Some people have real problems with Sia. And we’re going to tell you them.

[Video][Website]
[4.20]
Will Adams: “Chandelier” epitomizes everything wrong with Sia’s recent career path. First, there is no worse setting for Sia’s vowel-mangling vocals than Top 40 pop lyrics, and while virtually all of her pop patrons emulate her tics, it’s most prominent from the source. She is practically incomprehensible on the verses — to the point where I’d rather listen to her compare herself to a horse, because I would at least understand her there — and her slurred “one-two-three-drink” line just sounds awkward. Second, her recent success as a hook writer has shifted all her priorities to the chorus; “Chandelier” couldn’t care less about its verses and bridges. Its only concern is blasting you with its distended chorus, resulting in two eight-bar sections and a post-chorus, all of which carry on and on. Third, this chorus-obsessed bent leads to howled melodies that aren’t so much inspiring as they are hair-raising.
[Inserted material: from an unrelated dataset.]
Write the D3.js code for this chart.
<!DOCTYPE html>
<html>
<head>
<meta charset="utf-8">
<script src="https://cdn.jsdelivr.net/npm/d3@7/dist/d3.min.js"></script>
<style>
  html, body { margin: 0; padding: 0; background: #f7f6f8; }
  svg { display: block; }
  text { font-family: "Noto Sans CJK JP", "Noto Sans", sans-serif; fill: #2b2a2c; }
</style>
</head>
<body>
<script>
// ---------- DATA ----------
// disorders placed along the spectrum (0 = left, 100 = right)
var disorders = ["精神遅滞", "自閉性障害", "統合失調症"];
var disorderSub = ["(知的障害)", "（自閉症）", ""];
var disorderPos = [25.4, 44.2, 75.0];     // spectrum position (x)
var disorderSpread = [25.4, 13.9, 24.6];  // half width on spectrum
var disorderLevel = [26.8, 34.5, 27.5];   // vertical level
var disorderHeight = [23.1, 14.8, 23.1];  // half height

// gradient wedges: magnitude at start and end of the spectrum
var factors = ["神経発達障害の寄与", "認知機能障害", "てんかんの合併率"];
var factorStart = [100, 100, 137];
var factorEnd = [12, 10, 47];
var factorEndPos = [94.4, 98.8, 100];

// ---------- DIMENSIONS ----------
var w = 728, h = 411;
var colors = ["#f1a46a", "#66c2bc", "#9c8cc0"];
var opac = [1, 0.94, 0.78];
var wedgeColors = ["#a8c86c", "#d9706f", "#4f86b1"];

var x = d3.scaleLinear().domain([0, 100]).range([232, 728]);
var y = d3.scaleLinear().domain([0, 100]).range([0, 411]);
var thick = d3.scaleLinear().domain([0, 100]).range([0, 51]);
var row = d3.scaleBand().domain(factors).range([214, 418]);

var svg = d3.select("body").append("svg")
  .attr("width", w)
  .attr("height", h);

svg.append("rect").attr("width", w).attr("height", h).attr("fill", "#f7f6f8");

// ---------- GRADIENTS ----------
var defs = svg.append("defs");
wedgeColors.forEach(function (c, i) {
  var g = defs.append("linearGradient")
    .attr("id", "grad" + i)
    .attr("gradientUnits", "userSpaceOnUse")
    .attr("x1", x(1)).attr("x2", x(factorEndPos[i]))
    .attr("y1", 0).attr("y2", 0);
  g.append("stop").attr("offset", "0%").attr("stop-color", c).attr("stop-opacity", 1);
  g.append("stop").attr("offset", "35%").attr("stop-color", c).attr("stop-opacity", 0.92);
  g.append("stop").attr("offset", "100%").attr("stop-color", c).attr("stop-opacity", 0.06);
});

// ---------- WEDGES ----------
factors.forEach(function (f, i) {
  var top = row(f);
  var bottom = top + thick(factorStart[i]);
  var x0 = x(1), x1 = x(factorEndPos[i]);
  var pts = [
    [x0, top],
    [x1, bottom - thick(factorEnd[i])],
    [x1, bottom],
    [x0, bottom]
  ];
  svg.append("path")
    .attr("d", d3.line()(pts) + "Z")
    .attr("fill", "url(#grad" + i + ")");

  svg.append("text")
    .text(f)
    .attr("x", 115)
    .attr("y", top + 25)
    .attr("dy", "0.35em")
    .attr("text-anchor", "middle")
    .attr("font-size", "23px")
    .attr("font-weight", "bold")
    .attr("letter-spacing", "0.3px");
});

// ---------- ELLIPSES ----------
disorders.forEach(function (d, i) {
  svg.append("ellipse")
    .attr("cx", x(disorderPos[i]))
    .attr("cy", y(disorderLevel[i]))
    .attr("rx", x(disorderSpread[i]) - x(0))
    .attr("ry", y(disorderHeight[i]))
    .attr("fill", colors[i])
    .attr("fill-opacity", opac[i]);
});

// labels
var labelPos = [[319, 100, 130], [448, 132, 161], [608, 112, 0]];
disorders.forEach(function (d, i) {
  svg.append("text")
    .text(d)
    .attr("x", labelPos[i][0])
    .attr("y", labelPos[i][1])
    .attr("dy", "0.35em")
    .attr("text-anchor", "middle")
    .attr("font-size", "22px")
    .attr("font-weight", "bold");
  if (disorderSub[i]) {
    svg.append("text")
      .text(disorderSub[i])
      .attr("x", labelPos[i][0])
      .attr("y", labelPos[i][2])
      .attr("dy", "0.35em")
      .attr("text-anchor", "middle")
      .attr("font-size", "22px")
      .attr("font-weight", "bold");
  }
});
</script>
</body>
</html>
It doesn’t help that Sia sounds like she’s about to pop a vein during the second part of the chorus. I fear for her safety when she has to sing this live.
[2]
Crystal Leww: Sia is how melisma has fought back in the pop vocal delivery world, and she’s the prime example of how delivery can make or break a song. Her grandiose vocal style tends to drag everything out of every syllable, here twisting “chandelier” into three pitches in a completely unnecessary way. It works over a beat that is so simple that it’s confining, and less here when there’s space for those vocal changeups to happen more than twice a word. Sia and Ryan Tedder really are of the same breed: this type of fare is really just an American Idol contestant that’s better produced.
[4]
Anthony Easton: Sia’s slightly off tune speak singing adds much needed complexity to her songs. When they are given to other singers they tend to flatten.
[6]
Alfred Soto: A cruel squandering of talent, potential, and melody, or considering her writing credits maybe not, for this is precisely what her resume would lead me to think is a Rihanna ballad.
[4]
Brad Shoup: Her pipes are propping the score. I mean, jeez, I was prepped for mealy-mouthed patois and then she cracks open this ragged adolescent searchlight. It’s a sidestep from a yodel, and it’s insane. The Auto Tune part was surely included for contrast. Twenty years ago, this might’ve merited strings; now it’s boom-bap drumming. Either way it’d be one hell of a scam.
[7]
John Seroff: Sia, for me, was a once potential Robyn who has since become the 20teen’s Linda Perry: inoffensive, effective, popular and a little boring. I suppose you don’t make the cover of Billboard by going against the grain. Chris Rosen’s arch labeling of this as “the best Rihanna song of 2014” is mostly dead on, except it’s not a particularly good song. I’m giving this a bonus point for the amusing phrasing of “chandelier” as “chimney” but I have the sneaking suspicion that quirk is going to curdle after I hear it shouted by gaggles of drunks on every pub corner in the too-near future for what I fear to be far too long.
[4]
Mallory O’Donnell: Presumably someone out there derives pleasure from Sia’s voice, I’ve never been able to filter anything useful out of the FX and affectations. This clumsy arrangement doesn’t help – it tries to be three different songs and that only abets Sia who is trying to be at least six different singers. Always remove one thing before you leave the track.
[3]
Katherine St Asaph: Hitmakers gonna hitmake, and Greg Kurstin and Sia know hits. They’ve written a YOLO Traviata here: a party girl’s final words of resolve, living for the moment because the next moment takes place in a hospital bed, but only as dark as you want it to be. That autotuned “1-2-3 drink” is presumably meant to sound sad and nonhuman but exists so high schoolers can use it for actual 1-2-3-drinking (as is long drinking-song tradition), and anything troubling can and will be discarded to take in that massive standalone chorus, so big and shameless in its clutch at your gut I’m shocked it isn’t actually the Phantom of the Opera overture. Unfortunately, it is also the problem. Sia’s voice is fine over little trap snares, or for tricks like singing “phone’s blowing up” like she’s a ringtone, and at least it’s less jarring when it’s actually her singing with her voice. But it’s no good for a chorus. Like on “Only Girl (in the World),” you can hear how it’s supposed to end: “I’m gonna swing from the chandelier,” once more with purpose, one long note drawn out as the chords resolve, no melisma, no nonsense, and multitracked and Pro Tooled until the pathos is superhuman. Sia knows this already; shit, even David Guetta and Fergie can figure this out. I have no idea what Sia’s trying to show off.
[5]
Edward Okulicz: I played this back to back with “Drink to Get Drunk” and I’m now completely sure that Sia’s voice on this is as much her absorbing Rihanna’s tics as Rihanna absorbing hers. Badly needs an explosion noise somewhere around the chorus, perhaps over the entirety of it; I’m this close to a nose bleed just listening to it.
[4]
Patrick St. Michel: I am really just not a fan at all of her singing here.